The consequences were immediate: retreat, loss of allies, erosion of confidence, and the steady tightening of Octavian’s control.

Death of Mark Antony and Cleopatra

After Actium, Antony and Cleopatra withdrew to Egypt, where the final act unfolded with grim speed. As Octavian closed in, Antony’s options narrowed. The political world he once navigated—alliances, offices, compromises—was gone. There was only conquest and surrender.

Antony ultimately died by suicide, a final attempt to control the narrative of his end rather than be paraded as a defeated enemy. Cleopatra’s death followed soon after, also traditionally understood as suicide. Whatever the exact details, the larger meaning is clear: their deaths marked the collapse of the last serious resistance to Octavian’s rise.

And with that, Rome’s republican era effectively ended. Octavian would soon become Augustus, Rome’s first emperor in all but name—proof that a republic can survive many crises, but not endless ones.

Historical Impact and Legacy

Mark Antony’s legacy is complicated because he sits at the intersection of politics and myth.

Historically, he was a major actor in the Republic’s final transformation. He helped shape the post-Caesar world, contributed to the violent consolidation of power, and lost the final contest to the man who would found the imperial system.

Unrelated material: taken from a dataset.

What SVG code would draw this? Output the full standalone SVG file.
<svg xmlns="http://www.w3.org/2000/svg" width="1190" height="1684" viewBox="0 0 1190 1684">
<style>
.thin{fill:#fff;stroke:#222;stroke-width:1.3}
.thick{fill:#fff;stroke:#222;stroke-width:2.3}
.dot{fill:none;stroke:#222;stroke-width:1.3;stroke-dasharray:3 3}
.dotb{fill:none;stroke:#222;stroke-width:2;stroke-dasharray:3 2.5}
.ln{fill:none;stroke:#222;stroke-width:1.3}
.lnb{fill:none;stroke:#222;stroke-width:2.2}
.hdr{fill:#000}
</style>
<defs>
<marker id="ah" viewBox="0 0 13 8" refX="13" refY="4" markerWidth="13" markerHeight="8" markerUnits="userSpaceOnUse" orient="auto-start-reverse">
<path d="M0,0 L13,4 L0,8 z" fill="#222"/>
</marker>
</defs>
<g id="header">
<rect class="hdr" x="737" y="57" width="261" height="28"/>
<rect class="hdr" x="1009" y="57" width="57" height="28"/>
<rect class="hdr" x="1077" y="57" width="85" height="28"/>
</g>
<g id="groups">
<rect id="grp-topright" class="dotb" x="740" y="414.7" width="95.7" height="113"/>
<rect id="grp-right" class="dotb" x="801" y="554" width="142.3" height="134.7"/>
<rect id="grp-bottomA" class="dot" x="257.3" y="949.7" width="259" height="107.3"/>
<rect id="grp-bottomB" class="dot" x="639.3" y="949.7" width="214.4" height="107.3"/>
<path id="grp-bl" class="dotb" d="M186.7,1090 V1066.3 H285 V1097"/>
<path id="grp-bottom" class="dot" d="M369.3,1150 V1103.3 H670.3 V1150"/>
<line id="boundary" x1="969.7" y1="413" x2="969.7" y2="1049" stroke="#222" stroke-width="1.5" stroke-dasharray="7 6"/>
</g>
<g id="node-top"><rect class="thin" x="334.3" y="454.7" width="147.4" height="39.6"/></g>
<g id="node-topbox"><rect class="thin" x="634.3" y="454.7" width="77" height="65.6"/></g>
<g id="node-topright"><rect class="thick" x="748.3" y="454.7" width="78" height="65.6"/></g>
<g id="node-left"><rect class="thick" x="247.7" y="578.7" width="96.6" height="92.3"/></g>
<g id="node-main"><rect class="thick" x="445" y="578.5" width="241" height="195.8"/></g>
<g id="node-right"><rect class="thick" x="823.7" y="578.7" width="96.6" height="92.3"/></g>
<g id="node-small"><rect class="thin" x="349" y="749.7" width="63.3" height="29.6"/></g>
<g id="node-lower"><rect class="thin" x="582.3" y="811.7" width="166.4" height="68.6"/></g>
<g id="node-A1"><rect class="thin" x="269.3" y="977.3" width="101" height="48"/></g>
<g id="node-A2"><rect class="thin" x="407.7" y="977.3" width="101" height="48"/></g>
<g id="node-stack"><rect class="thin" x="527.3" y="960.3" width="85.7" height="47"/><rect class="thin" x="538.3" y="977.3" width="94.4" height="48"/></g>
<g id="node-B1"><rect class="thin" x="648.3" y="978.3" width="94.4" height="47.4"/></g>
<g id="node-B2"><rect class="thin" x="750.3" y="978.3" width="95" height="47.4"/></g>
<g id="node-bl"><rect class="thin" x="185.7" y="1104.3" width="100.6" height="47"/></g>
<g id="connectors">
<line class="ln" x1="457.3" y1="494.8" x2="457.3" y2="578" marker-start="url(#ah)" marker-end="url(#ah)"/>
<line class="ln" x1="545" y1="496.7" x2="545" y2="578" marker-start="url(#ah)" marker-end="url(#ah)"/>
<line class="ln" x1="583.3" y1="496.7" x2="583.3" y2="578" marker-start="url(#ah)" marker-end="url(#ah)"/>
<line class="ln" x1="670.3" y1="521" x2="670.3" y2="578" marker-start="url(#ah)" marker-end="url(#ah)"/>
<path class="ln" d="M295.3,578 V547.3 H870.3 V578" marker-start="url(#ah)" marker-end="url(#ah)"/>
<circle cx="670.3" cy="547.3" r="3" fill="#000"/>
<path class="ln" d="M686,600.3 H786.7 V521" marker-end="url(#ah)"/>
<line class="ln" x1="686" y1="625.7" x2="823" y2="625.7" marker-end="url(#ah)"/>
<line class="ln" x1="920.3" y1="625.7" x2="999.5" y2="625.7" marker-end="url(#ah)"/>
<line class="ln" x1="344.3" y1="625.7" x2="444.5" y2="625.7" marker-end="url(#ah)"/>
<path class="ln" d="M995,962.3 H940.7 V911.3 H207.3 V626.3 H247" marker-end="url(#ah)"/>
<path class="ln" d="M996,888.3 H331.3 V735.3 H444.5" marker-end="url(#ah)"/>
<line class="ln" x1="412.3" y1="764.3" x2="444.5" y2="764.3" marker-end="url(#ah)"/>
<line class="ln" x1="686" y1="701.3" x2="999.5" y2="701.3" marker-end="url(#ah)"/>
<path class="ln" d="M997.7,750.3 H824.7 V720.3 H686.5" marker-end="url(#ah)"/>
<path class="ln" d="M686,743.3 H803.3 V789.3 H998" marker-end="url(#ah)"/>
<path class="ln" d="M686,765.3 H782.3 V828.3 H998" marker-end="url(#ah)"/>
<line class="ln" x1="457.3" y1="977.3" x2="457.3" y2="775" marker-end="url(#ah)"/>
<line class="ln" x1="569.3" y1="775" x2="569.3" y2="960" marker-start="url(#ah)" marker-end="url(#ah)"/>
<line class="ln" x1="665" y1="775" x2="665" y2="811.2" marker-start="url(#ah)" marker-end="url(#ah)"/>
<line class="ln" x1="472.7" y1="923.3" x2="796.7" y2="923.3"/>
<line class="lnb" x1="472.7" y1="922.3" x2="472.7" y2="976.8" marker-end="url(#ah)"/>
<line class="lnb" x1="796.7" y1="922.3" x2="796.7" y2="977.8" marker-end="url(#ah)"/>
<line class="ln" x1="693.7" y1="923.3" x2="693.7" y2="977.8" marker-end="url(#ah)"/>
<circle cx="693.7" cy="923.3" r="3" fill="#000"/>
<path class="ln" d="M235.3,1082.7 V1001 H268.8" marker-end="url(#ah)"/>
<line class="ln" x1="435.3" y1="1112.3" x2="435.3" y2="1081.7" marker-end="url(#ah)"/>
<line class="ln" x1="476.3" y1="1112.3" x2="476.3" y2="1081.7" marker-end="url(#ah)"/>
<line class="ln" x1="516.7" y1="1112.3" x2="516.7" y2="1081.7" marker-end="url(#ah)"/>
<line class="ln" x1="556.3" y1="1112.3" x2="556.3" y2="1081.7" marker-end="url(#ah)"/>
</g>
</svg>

Culturally, he became a symbol—of passion, excess, and tragic downfall—especially through literature and drama. Shakespeare’s portrayal, in particular, burned an image into popular imagination: Antony as the heroic, doomed lover. That version is compelling, but it can distract you from the sharper truth: Antony was not simply a romantic figure trapped by feelings. He was a political leader making high-stakes decisions in a brutal era.

If you want the clean takeaway, it’s this: Antony mattered because he stood close enough to power to shape history, but not close enough to stabilize it. He tried to rule in a world already moving toward one-man control—and Octavian proved better at becoming that one man.